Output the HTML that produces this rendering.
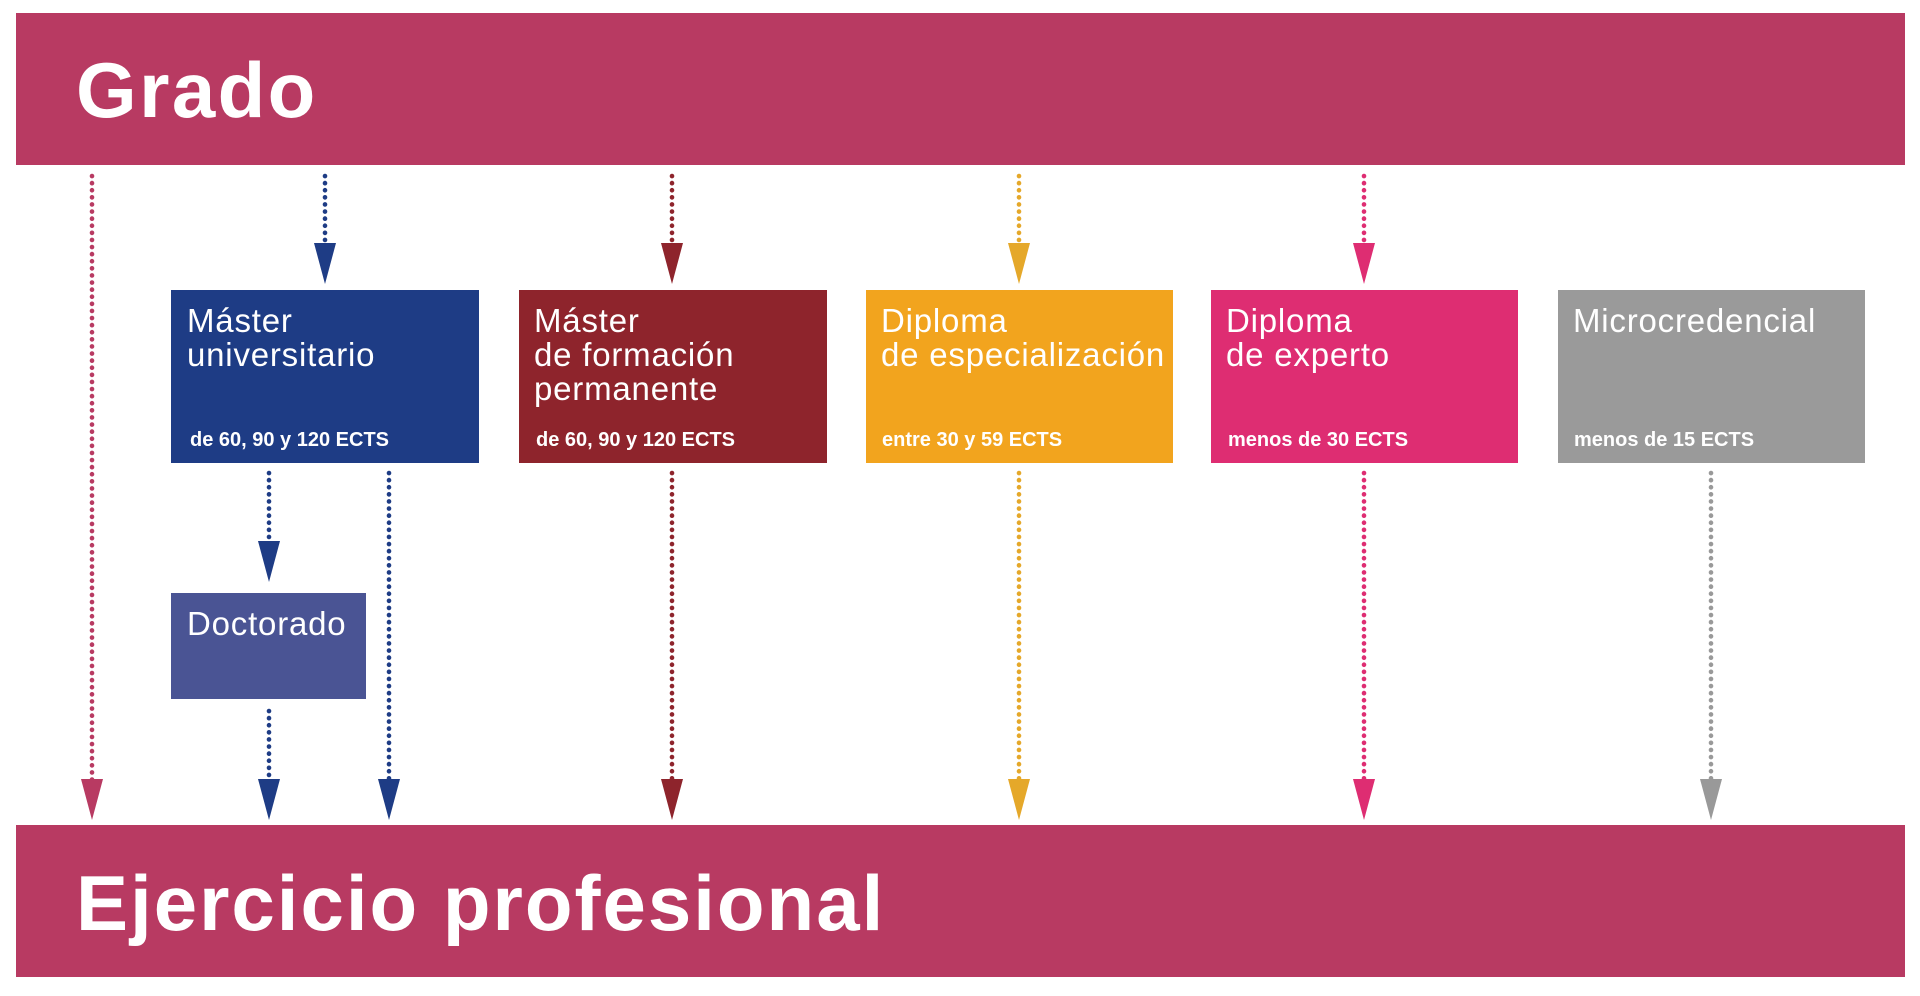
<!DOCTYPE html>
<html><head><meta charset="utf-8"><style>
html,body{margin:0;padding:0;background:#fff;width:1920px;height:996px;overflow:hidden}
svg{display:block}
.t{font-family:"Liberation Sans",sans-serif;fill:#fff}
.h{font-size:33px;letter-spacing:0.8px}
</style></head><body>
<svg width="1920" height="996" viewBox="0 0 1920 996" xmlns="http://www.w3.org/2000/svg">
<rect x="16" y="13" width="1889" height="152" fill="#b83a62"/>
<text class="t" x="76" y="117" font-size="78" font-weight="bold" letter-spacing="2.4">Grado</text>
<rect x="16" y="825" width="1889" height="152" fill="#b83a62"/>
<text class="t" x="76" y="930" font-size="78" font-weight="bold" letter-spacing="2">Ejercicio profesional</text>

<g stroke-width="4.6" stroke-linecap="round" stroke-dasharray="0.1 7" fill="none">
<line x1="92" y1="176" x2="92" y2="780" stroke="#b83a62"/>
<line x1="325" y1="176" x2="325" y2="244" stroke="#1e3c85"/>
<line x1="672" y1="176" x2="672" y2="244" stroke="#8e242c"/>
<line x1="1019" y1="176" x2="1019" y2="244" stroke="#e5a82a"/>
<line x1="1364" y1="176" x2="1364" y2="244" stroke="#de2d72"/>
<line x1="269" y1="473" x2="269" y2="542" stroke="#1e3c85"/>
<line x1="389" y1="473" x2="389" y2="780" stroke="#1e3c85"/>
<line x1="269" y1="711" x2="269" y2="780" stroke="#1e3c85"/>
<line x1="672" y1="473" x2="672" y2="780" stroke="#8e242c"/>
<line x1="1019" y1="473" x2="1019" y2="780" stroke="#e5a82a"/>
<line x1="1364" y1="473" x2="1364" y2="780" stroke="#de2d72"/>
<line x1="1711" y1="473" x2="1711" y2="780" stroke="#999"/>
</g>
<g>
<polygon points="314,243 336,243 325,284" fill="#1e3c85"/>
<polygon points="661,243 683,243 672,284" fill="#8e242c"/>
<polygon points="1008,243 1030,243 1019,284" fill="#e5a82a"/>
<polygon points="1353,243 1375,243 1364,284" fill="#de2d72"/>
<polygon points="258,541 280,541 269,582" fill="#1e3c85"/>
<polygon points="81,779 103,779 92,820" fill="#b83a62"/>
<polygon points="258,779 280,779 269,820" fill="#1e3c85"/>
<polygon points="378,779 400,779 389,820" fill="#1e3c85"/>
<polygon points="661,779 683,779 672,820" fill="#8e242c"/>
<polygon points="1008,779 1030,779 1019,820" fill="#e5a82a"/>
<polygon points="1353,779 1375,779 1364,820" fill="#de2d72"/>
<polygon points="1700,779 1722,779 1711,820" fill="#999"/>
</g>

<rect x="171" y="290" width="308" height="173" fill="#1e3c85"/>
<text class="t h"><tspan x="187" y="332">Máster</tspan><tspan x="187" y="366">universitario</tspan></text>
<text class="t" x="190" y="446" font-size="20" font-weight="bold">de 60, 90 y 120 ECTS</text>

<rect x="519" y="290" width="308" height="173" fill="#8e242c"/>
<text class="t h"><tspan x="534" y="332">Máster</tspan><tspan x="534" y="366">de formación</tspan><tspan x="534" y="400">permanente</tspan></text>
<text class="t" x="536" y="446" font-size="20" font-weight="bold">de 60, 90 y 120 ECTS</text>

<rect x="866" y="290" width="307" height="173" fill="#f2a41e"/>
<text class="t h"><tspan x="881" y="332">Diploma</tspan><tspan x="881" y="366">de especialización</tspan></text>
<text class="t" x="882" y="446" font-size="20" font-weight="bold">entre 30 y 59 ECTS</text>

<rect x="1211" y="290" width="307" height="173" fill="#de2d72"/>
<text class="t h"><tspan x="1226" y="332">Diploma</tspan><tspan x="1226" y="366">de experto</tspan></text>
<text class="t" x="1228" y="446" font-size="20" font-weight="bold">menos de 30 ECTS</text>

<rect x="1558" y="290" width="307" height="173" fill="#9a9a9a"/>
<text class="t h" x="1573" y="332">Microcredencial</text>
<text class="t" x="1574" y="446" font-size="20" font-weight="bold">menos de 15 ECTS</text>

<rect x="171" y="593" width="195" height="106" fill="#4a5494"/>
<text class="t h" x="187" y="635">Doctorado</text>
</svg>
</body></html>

▶ DIRECTIVE: Quote all the lines above exactly as given. Do not include the pictures.

▶ OUTPUT OF THE TASK:
Output the HTML that produces this rendering.
<!DOCTYPE html>
<html><head><meta charset="utf-8"><style>
html,body{margin:0;padding:0;background:#fff;width:1920px;height:996px;overflow:hidden}
svg{display:block}
.t{font-family:"Liberation Sans",sans-serif;fill:#fff}
.h{font-size:33px;letter-spacing:0.8px}
</style></head><body>
<svg width="1920" height="996" viewBox="0 0 1920 996" xmlns="http://www.w3.org/2000/svg">
<rect x="16" y="13" width="1889" height="152" fill="#b83a62"/>
<text class="t" x="76" y="117" font-size="78" font-weight="bold" letter-spacing="2.4">Grado</text>
<rect x="16" y="825" width="1889" height="152" fill="#b83a62"/>
<text class="t" x="76" y="930" font-size="78" font-weight="bold" letter-spacing="2">Ejercicio profesional</text>

<g stroke-width="4.6" stroke-linecap="round" stroke-dasharray="0.1 7" fill="none">
<line x1="92" y1="176" x2="92" y2="780" stroke="#b83a62"/>
<line x1="325" y1="176" x2="325" y2="244" stroke="#1e3c85"/>
<line x1="672" y1="176" x2="672" y2="244" stroke="#8e242c"/>
<line x1="1019" y1="176" x2="1019" y2="244" stroke="#e5a82a"/>
<line x1="1364" y1="176" x2="1364" y2="244" stroke="#de2d72"/>
<line x1="269" y1="473" x2="269" y2="542" stroke="#1e3c85"/>
<line x1="389" y1="473" x2="389" y2="780" stroke="#1e3c85"/>
<line x1="269" y1="711" x2="269" y2="780" stroke="#1e3c85"/>
<line x1="672" y1="473" x2="672" y2="780" stroke="#8e242c"/>
<line x1="1019" y1="473" x2="1019" y2="780" stroke="#e5a82a"/>
<line x1="1364" y1="473" x2="1364" y2="780" stroke="#de2d72"/>
<line x1="1711" y1="473" x2="1711" y2="780" stroke="#999"/>
</g>
<g>
<polygon points="314,243 336,243 325,284" fill="#1e3c85"/>
<polygon points="661,243 683,243 672,284" fill="#8e242c"/>
<polygon points="1008,243 1030,243 1019,284" fill="#e5a82a"/>
<polygon points="1353,243 1375,243 1364,284" fill="#de2d72"/>
<polygon points="258,541 280,541 269,582" fill="#1e3c85"/>
<polygon points="81,779 103,779 92,820" fill="#b83a62"/>
<polygon points="258,779 280,779 269,820" fill="#1e3c85"/>
<polygon points="378,779 400,779 389,820" fill="#1e3c85"/>
<polygon points="661,779 683,779 672,820" fill="#8e242c"/>
<polygon points="1008,779 1030,779 1019,820" fill="#e5a82a"/>
<polygon points="1353,779 1375,779 1364,820" fill="#de2d72"/>
<polygon points="1700,779 1722,779 1711,820" fill="#999"/>
</g>

<rect x="171" y="290" width="308" height="173" fill="#1e3c85"/>
<text class="t h"><tspan x="187" y="332">Máster</tspan><tspan x="187" y="366">universitario</tspan></text>
<text class="t" x="190" y="446" font-size="20" font-weight="bold">de 60, 90 y 120 ECTS</text>

<rect x="519" y="290" width="308" height="173" fill="#8e242c"/>
<text class="t h"><tspan x="534" y="332">Máster</tspan><tspan x="534" y="366">de formación</tspan><tspan x="534" y="400">permanente</tspan></text>
<text class="t" x="536" y="446" font-size="20" font-weight="bold">de 60, 90 y 120 ECTS</text>

<rect x="866" y="290" width="307" height="173" fill="#f2a41e"/>
<text class="t h"><tspan x="881" y="332">Diploma</tspan><tspan x="881" y="366">de especialización</tspan></text>
<text class="t" x="882" y="446" font-size="20" font-weight="bold">entre 30 y 59 ECTS</text>

<rect x="1211" y="290" width="307" height="173" fill="#de2d72"/>
<text class="t h"><tspan x="1226" y="332">Diploma</tspan><tspan x="1226" y="366">de experto</tspan></text>
<text class="t" x="1228" y="446" font-size="20" font-weight="bold">menos de 30 ECTS</text>

<rect x="1558" y="290" width="307" height="173" fill="#9a9a9a"/>
<text class="t h" x="1573" y="332">Microcredencial</text>
<text class="t" x="1574" y="446" font-size="20" font-weight="bold">menos de 15 ECTS</text>

<rect x="171" y="593" width="195" height="106" fill="#4a5494"/>
<text class="t h" x="187" y="635">Doctorado</text>
</svg>
</body></html>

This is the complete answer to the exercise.